The Fire Tornado is, however, far less convincing.
The Ten Commandments starts with the baby Moses (Who is actually played by Charlton Heston's son, fun fact that is), son of Hebrew slaves, being floated down the Nile in a basket to save him from Pharaoh Ramses I (Ian Keith)'s order that all first-born Hebrew sons must be killed. He floats down to the palace, or where ever it is that Egyptian royalty lives, and is saved by the Pharaoh's daughter Bithiah (Nina Foch), who raises him as his own. He then grows up in the court of Pharaoh Sethi (Sir Cedric Hardwicke), who, other than the enslavement of an entire race of people, is pretty awesome.

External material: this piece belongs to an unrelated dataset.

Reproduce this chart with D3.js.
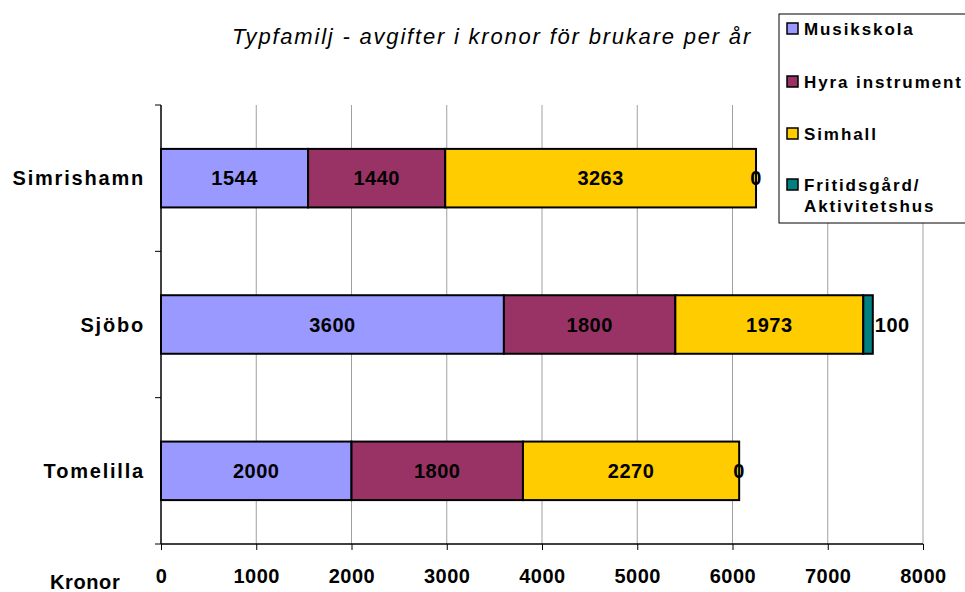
<!DOCTYPE html>
<html>
<head>
<meta charset="utf-8">
<script src="https://cdn.jsdelivr.net/npm/d3@7"></script>
<style>
  body { margin: 0; background: #fff; }
  text { font-family: "Liberation Sans", Arial, sans-serif; }
</style>
</head>
<body>
<svg width="965" height="592"></svg>
<script>
var categories = ["Simrishamn", "Sjöbo", "Tomelilla"];
var seriesNames = ["Musikskola", "Hyra instrument", "Simhall", "Fritidsgård/Aktivitetshus"];
var musikskola = [1544, 3600, 2000];
var hyra = [1440, 1800, 1800];
var simhall = [3263, 1973, 2270];
var fritid = [0, 100, 0];
var xTicks = [0, 1000, 2000, 3000, 4000, 5000, 6000, 7000, 8000];

var color = ["#9999FF", "#993366", "#FFCC00", "#008080"];

var svg = d3.select("svg");
var plotLeft = 161, plotRight = 923, plotTop = 105, plotBottom = 544;

var rows = categories.map(function(c, i){
  return {cat: c, 0: musikskola[i], 1: hyra[i], 2: simhall[i], 3: fritid[i]};
});
var stack = d3.stack().keys([0,1,2,3])(rows);

var x = d3.scaleLinear().domain([0, 8000]).range([plotLeft, plotRight]);
var y = d3.scaleBand().domain(categories).range([plotTop, plotBottom]).paddingInner(0.6).paddingOuter(0.3);

// gridlines
svg.append("g").selectAll("line").data(xTicks.slice(1)).join("line")
  .attr("x1", d=>x(d)).attr("x2", d=>x(d))
  .attr("y1", plotTop).attr("y2", plotBottom)
  .attr("stroke", "#a0a0a0").attr("stroke-width", 1);

// bars
var layer = svg.append("g").selectAll("g").data(stack).join("g")
  .attr("fill", (d,i)=>color[i]);
layer.selectAll("rect").data(d=>d).join("rect")
  .attr("x", d=>x(d[0]))
  .attr("width", d=>x(d[1]) - x(d[0]))
  .attr("y", d=>y(d.data.cat))
  .attr("height", y.bandwidth())
  .attr("stroke", "#000").attr("stroke-width", 2);

// value labels
stack.forEach(function(s, k){
  svg.append("g").selectAll("text").data(s).join("text")
    .attr("x", function(d){
      var v = d[1]-d[0];
      if (k == 3 && v > 0) return x(d[1]) + 2;
      return (x(d[0]) + x(d[1]))/2;
    })
    .attr("text-anchor", d=>(k == 3 && d[1]-d[0] > 0) ? "start" : "middle")
    .attr("y", d=>y(d.data.cat) + y.bandwidth()/2 + 7)
    .attr("font-size", "20px").attr("font-weight", "bold").attr("letter-spacing", "0.5px")
    .text(d=>d[1]-d[0]);
});

// axes
var xAxis = d3.axisBottom(x).tickValues(xTicks).tickSize(6).tickFormat(d3.format("d"));
var gx = svg.append("g").attr("transform", "translate(0," + plotBottom + ")").call(xAxis);
gx.select(".domain").attr("stroke", "#000").attr("stroke-width", 1.5).attr("d", "M" + plotLeft + ",0H" + plotRight);
gx.selectAll("text").attr("font-size", "20px").attr("font-weight", "bold").attr("letter-spacing", "0.5px")
  .attr("font-family", "Liberation Sans, Arial, sans-serif").attr("y", 39).attr("dy", null).attr("fill", "#000");

var yTickPos = [plotTop, plotTop + (plotBottom-plotTop)/3, plotTop + 2*(plotBottom-plotTop)/3, plotBottom];
svg.append("line").attr("x1", plotLeft).attr("x2", plotLeft).attr("y1", plotTop).attr("y2", plotBottom)
  .attr("stroke", "#000").attr("stroke-width", 1.5);
svg.append("g").selectAll("line").data(yTickPos).join("line")
  .attr("x1", plotLeft - 6).attr("x2", plotLeft).attr("y1", d=>d).attr("y2", d=>d)
  .attr("stroke", "#000");

svg.append("g").selectAll("text").data(categories).join("text")
  .attr("x", 145).attr("y", d=>y(d) + y.bandwidth()/2 + 7)
  .attr("text-anchor", "end").attr("font-size", "20px").attr("font-weight", "bold")
  .attr("letter-spacing", "1.8px")
  .text(d=>d);

svg.append("text").attr("x", 50).attr("y", 589)
  .attr("font-size", "20px").attr("font-weight", "bold").attr("letter-spacing", "0.6px").text("Kronor");

svg.append("text").attr("x", 492).attr("y", 44).attr("text-anchor", "middle")
  .attr("font-size", "22px").attr("font-style", "italic").attr("letter-spacing", "1.8px")
  .text("Typfamilj - avgifter i kronor för brukare per år");

// legend
var lg = svg.append("g");
lg.append("rect").attr("x", 779).attr("y", 14).attr("width", 200).attr("height", 209)
  .attr("fill", "#fff").attr("stroke", "#000").attr("stroke-width", 1);
var legY = [28.5, 81.5, 133.5, 184.5];
var legLines = [["Musikskola"], ["Hyra instrument"], ["Simhall"], ["Fritidsgård/", "Aktivitetshus"]];
seriesNames.forEach(function(n, i){
  lg.append("rect").attr("x", 787).attr("y", legY[i] - 5.5).attr("width", 11).attr("height", 11)
    .attr("fill", color[i]).attr("stroke", "#000").attr("stroke-width", 1.5);
  legLines[i].forEach(function(t, j){
    lg.append("text").attr("x", 804).attr("y", legY[i] + 6.5 + j*21)
      .attr("font-size", "17px").attr("font-weight", "bold").attr("letter-spacing", "1.9px")
      .text(t);
  });
});
</script>
</body>
</html>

He is loved by the throne princess, Nefretiri (I watched the entire movie and I'm still not sure how to pronounce that. She's played by Anne Baxter, who seems pretty awesome), and really kind of hated by the Pharaoh's son, Ramses II (He's Yul Brynner remember).

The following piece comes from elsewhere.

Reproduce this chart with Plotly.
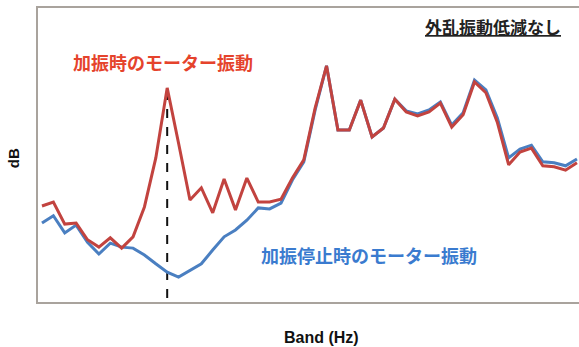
import plotly.graph_objects as go

# Frequency bands (index) and motor vibration levels in dB
bands = list(range(48))

vib_excited = [19.6, 20.4, 15.9, 16.1, 12.7, 11.2, 13.1, 11.0, 13.3, 19.4,
               29.4, 43.7, 32.4, 20.8, 23.3, 18.2, 25.1, 18.8, 25.3, 20.4,
               20.4, 21.0, 25.3, 29.0, 39.6, 48.2, 35.1, 35.1, 41.2, 33.7,
               35.5, 41.4, 38.8, 38.0, 38.8, 40.6, 35.7, 38.2, 44.9, 42.7,
               36.7, 28.0, 30.6, 31.4, 27.8, 27.6, 26.9, 28.4]

vib_stopped = [16.1, 17.6, 14.1, 15.7, 12.2, 9.8, 12.0, 11.2, 11.0, 9.6,
               7.8, 6.1, 5.1, 6.5, 7.8, 10.6, 13.3, 14.7, 16.7, 19.2,
               19.0, 20.2, 24.9, 28.6, 39.2, 48.2, 35.1, 35.1, 41.2, 33.7,
               35.5, 41.4, 39.0, 38.4, 39.2, 40.8, 36.1, 38.6, 45.3, 43.3,
               37.6, 29.4, 31.2, 32.0, 28.6, 28.4, 27.8, 29.2]

label_excited = "加振時のモーター振動"
label_stopped = "加振停止時のモーター振動"
label_condition = "外乱振動低減なし"

# Excitation frequency: the largest gap between the two measurements
diff = [a - b for a, b in zip(vib_excited, vib_stopped)]
peak_idx = max(range(len(diff)), key=lambda i: diff[i])

RED_LINE = "#c2433f"
BLUE_LINE = "#4a7fc1"
RED_TEXT = "#e5432c"
BLUE_TEXT = "#3a7bcf"
FRAME = "#a9a39d"
JP_FONT = "Noto Sans CJK JP"

fig = go.Figure()

# Marker line at the excitation peak
fig.add_trace(go.Scatter(
    x=[bands[peak_idx], bands[peak_idx]], y=[0.8, vib_excited[peak_idx]],
    mode="lines", line=dict(color="#111111", width=2, dash="dash"),
    hoverinfo="skip", showlegend=False))

fig.add_trace(go.Scatter(
    x=bands, y=vib_stopped, mode="lines",
    line=dict(color=BLUE_LINE, width=3), showlegend=False))

fig.add_trace(go.Scatter(
    x=bands, y=vib_excited, mode="lines",
    line=dict(color=RED_LINE, width=3), showlegend=False))

fig.add_annotation(x=10.6, y=49.0, text=label_excited, showarrow=False,
                   font=dict(family=JP_FONT, size=18, color=RED_TEXT,
                             weight="bold"))
fig.add_annotation(x=28.7, y=9.5, text=label_stopped, showarrow=False,
                   font=dict(family=JP_FONT, size=18, color=BLUE_TEXT,
                             weight="bold"))
fig.add_annotation(x=39.6, y=56.3, text="<u>" + label_condition + "</u>",
                   showarrow=False,
                   font=dict(family=JP_FONT, size=17, color="#222222",
                             weight="bold"))

# Axis titles
fig.add_annotation(xref="paper", yref="paper", x=(321 - 38) / 541, y=-0.12,
                   yanchor="middle", text="<b>Band (Hz)</b>", showarrow=False,
                   font=dict(family="Liberation Sans", size=16,
                             color="#111111"))
fig.add_annotation(xref="paper", yref="paper", x=-0.044, y=0.49,
                   xanchor="center", yanchor="middle", textangle=-90,
                   text="<b>dB</b>", showarrow=False,
                   font=dict(family="Liberation Sans", size=15,
                             color="#111111"))

fig.update_layout(
    width=579, height=347,
    margin=dict(l=38, r=0, t=8, b=45),
    paper_bgcolor="white", plot_bgcolor="white",
    xaxis=dict(range=[-0.35, 47.18], showgrid=False, zeroline=False,
               showticklabels=False, ticks="",
               showline=True, linecolor=FRAME, linewidth=2, mirror=True),
    yaxis=dict(range=[0, 60], showgrid=False, zeroline=False,
               showticklabels=False, ticks="",
               showline=True, linecolor=FRAME, linewidth=2),
)

fig.write_html("out.html")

Eventually, Moses's Hebrew heritage is found out and he is cast out of Egypt. He crosses a desert, gets married, is spoken to by God, and then returns to Egypt. He demands that the Jewish people be set free (This is where "Let my people go," comes in). Ramses II, who is now Pharaoh, refuses, and seven plagues descend upon Egypt. Ramses II eventually set the Jewish people free, changes his mind, pursues the slaves, and looses all of his army to the Red Sea. It's an Easter classic. There's also some kind of side romance between Joshua (John Derek) and Lilia (Debra Paget) that's sort of interesting, but not really that relevant. Lilia wears a lot of color though, so it looks nice, which is always good in a movie.
It's a good movie. I was entertained by the whole thing. Mind you, it was billed as "The Greatest Event in Motion Picture History," so, bit of a letdown there, but, you know. It was big, mostly. Big acting, big sets, big story. There was always lots of people on screen, and just huge crowds of extras. It's also very long. I actually knew that it was going to be long before I watched it. This was my first clue:
Yes, Netflix sent it to me on two separate disks.
And then it began with an Overture. So I was prepared. It didn't actually seem to drag at all though, I was engaged throughout the whole thing. It was very entertaining, although I was kind of hoping that Charlton Heston would say "Let my people go!" more often then he actually did. Oh well. It certainly deserves the #10 slot in the Best Epics Ever, at least so far, which just goes to reinforce the American Film Institutes complete trustworthiness.
So it is written, so it shall be done.
That's how the movie ends, see. I thought it was clever. Perhaps a bit abrupt.